> What the task asks
Skip the pictures and extract all of the lines exactly as written.

> Information shown
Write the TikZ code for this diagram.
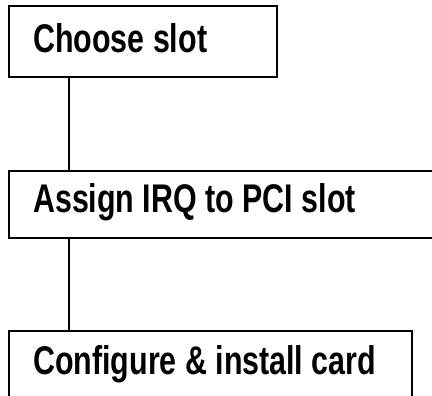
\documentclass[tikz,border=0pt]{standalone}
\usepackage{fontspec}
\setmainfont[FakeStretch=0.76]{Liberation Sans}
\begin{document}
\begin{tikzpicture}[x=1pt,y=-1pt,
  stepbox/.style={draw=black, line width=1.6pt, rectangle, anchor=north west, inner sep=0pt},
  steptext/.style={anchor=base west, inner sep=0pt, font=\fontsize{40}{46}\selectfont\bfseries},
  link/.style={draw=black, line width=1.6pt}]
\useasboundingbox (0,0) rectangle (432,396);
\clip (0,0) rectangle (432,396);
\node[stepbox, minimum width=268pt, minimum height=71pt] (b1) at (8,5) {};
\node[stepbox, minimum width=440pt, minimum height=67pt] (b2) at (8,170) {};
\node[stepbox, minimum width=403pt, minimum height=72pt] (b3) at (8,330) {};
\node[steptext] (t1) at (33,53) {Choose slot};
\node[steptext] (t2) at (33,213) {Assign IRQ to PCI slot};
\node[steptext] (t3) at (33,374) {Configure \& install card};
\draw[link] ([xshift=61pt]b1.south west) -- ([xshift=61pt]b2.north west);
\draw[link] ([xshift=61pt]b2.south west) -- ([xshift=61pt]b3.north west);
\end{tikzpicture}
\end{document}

> Expected answer
Write the TikZ code for this diagram.
\documentclass[tikz,border=0pt]{standalone}
\usepackage{fontspec}
\setmainfont[FakeStretch=0.76]{Liberation Sans}
\begin{document}
\begin{tikzpicture}[x=1pt,y=-1pt,
  stepbox/.style={draw=black, line width=1.6pt, rectangle, anchor=north west, inner sep=0pt},
  steptext/.style={anchor=base west, inner sep=0pt, font=\fontsize{40}{46}\selectfont\bfseries},
  link/.style={draw=black, line width=1.6pt}]
\useasboundingbox (0,0) rectangle (432,396);
\clip (0,0) rectangle (432,396);
\node[stepbox, minimum width=268pt, minimum height=71pt] (b1) at (8,5) {};
\node[stepbox, minimum width=440pt, minimum height=67pt] (b2) at (8,170) {};
\node[stepbox, minimum width=403pt, minimum height=72pt] (b3) at (8,330) {};
\node[steptext] (t1) at (33,53) {Choose slot};
\node[steptext] (t2) at (33,213) {Assign IRQ to PCI slot};
\node[steptext] (t3) at (33,374) {Configure \& install card};
\draw[link] ([xshift=61pt]b1.south west) -- ([xshift=61pt]b2.north west);
\draw[link] ([xshift=61pt]b2.south west) -- ([xshift=61pt]b3.north west);
\end{tikzpicture}
\end{document}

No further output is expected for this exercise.